WORK TO COMPLETE
Scan the data below. Pull out each line where "picture" occurs.

◇ ◇ ◇ ◇ ◇

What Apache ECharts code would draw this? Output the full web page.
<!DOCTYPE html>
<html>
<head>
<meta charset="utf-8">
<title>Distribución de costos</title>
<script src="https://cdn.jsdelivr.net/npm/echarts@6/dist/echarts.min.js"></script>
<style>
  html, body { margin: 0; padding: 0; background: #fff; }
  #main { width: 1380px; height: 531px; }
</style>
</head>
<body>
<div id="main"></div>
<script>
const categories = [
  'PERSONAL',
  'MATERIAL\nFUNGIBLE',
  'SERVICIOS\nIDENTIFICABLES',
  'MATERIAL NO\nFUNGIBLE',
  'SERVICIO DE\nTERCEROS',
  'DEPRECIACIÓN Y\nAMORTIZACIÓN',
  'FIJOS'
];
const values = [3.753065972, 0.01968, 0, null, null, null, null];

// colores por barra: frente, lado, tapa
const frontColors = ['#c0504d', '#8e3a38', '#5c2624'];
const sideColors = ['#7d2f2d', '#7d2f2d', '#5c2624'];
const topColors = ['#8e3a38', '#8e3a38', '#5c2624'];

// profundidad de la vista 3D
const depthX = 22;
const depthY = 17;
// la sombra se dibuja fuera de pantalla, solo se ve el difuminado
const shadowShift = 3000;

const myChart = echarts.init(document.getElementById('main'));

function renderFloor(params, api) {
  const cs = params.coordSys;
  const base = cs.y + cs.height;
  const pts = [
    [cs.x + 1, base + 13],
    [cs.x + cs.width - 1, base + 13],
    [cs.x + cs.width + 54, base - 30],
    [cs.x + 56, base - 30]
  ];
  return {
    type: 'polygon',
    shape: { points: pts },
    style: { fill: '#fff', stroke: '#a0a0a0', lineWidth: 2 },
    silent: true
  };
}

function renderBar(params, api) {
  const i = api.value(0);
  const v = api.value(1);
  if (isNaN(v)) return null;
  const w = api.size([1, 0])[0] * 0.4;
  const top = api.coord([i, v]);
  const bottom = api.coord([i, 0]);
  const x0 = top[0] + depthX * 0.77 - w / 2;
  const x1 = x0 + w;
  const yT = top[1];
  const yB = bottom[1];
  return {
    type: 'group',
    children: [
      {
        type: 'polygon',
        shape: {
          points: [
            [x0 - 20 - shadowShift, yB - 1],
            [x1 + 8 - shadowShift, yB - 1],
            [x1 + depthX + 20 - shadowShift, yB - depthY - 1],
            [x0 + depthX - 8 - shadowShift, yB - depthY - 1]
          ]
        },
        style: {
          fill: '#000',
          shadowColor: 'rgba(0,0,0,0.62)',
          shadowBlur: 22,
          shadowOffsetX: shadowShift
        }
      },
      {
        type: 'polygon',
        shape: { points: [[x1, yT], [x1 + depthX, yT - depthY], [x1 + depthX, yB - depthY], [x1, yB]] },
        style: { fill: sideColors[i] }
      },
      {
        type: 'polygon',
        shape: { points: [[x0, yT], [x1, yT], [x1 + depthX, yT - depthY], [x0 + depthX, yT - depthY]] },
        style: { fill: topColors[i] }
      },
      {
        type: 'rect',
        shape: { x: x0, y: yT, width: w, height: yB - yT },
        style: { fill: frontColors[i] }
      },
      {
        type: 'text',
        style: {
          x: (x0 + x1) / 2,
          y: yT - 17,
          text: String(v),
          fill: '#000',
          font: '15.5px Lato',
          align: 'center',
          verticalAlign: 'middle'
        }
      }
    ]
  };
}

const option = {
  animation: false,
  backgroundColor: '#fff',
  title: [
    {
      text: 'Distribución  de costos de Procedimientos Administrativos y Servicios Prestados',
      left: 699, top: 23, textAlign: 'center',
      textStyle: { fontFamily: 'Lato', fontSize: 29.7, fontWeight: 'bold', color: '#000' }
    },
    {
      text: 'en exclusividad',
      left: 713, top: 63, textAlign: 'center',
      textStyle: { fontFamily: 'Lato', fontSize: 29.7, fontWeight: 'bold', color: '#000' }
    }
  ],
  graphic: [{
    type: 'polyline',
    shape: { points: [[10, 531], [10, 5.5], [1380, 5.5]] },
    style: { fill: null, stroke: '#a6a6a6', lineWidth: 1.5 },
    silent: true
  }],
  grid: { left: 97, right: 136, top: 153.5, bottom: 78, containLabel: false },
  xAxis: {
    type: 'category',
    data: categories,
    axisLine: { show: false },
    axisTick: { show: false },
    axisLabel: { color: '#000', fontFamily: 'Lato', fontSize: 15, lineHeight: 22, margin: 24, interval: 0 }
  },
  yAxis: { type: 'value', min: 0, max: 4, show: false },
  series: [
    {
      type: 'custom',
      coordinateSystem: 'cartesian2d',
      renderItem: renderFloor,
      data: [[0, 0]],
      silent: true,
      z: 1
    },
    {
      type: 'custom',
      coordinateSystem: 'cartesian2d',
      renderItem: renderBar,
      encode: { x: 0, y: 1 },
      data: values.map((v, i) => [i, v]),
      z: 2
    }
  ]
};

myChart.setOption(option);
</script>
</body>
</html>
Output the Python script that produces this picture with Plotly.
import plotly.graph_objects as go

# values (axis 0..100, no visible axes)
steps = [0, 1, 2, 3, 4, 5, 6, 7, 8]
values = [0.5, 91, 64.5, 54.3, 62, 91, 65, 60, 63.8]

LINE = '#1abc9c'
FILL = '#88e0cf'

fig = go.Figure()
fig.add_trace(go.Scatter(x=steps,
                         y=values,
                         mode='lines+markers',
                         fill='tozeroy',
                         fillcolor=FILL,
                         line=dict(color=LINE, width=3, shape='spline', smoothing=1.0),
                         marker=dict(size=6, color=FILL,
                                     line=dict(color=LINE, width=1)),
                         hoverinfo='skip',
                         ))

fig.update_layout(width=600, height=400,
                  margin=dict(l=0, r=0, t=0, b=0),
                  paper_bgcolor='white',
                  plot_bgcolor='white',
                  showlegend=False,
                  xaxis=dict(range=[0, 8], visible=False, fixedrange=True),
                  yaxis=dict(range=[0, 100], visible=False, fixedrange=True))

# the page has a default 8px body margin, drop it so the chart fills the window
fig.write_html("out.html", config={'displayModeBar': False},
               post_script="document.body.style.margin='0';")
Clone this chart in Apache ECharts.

◇ ◇ ◇ ◇ ◇

RESULT BELOW
Output the Python script that produces this picture with Plotly.

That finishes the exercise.